Oh, I was not keen on this one. The blurb made it sound really interesting, at least the first half - mysterious people plus angels plus demons sounds like the sort of thing I would gobble down in a heartbeat! And yet this... This felt like a slog. I kept picking it up resentfully, muttering about how I didn't want to read it, I'm not enjoying it - the only reason I did finish it was because it had been on my to-read list for years.
(I am still really disappointed that the story isn't as good as the blurb. So disappointed.)
Part of my problem was that I couldn't really stand the narrator. While paranoid/unstable narrators can be interesting in their own right, and I have no objections to characters taking time for very justified freak-outs, but Gabriel was just... I couldn't like him. Part of it was that he was extremely self-righteous - nothing is his fault, and everything he says or does is right (if he's wrong, then he'll either find another justification or be dramatic about it.). The rest of it is that he almost comes across as an unreliable narrator - I'm willing to believe that what Gabriel reports is factually right, but not the conclusions he draws - and that's not actually a trope I like. On top of that, his relationship with Casey comes across as really creepy, even in his own narration.
The rest of my dislike for this book comes from the fact that it is so hamhanded. It is trying to make about good and evil not being so different, but it feels like the book is trying to beat me over the head with it. (See also: Devils are charming and friendly! Angels will terrorise and intimidate you! ... My notes for this do have "CHAOTIC GOOD DROW ARE A THING!" written on them in big letters, I'm sorry.) Worse than that, Gabriel and his mysteries actually bored me. There were Dramatic Reveals all over the last third of the book and I just didn't care.
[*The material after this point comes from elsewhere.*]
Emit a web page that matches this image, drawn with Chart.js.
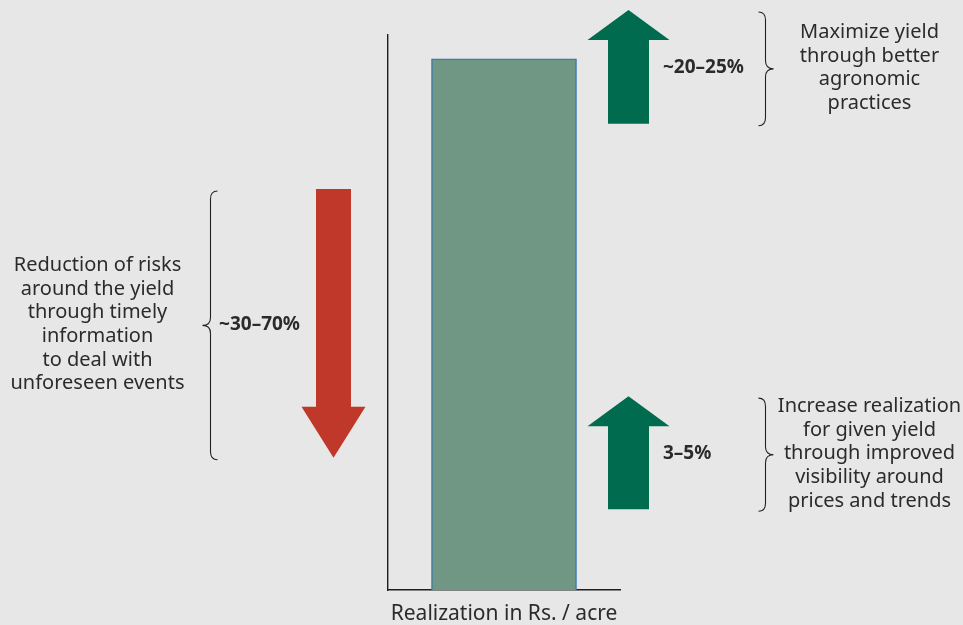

I was much more interested in Casey and her story, and that didn't get enough screentime. For something as important as Casey's pregnancy, I really felt like there should have been more time spent with her. Her story was actually more interesting than Gabriel's turned out to be - a teenager alone in a foreign country, trying to look after herself and her brother while dealing with her mysterious pregnancy - and quite frankly, I would probably read a book about her. I guess what I want is for Casey to be focused on as a person, rather than as an object in a cosmic struggle or of Gabriel's obsession, with a satisfactory conclusion to her story!
I have to admit though, the writing does have its good points, despite some serious plot holes. It managed to portray Gabriel as an unsettling, genuinely creepy guy even as he's trying to convince himself that he's acting rationally/justified in acting irrationally. The way it handles the final chapter while staying in the limits of the diary format it uses actually worked really well, in my opinion! Just a bit too-little-too-late.
The back labels this as a "Theological thriller", which makes me laugh. There's a lot of debate about "Could you kill baby Hitler?" and the like, and so much discussion of theology, but... I would have said it was more moral than theological, despite the presence of angels and demons, if that makes sense? Certainly I wouldn't have said that it was a thriller, theological or otherwise. (Suspicion: they made up this genre so that they wouldn't get lumped in with the fantasy novels, even though that's really the best fit for it.)
Suffice to say, I didn't enjoy this book. It did have some good moments, but the amount of work it took to get to them didn't make it worth it for me.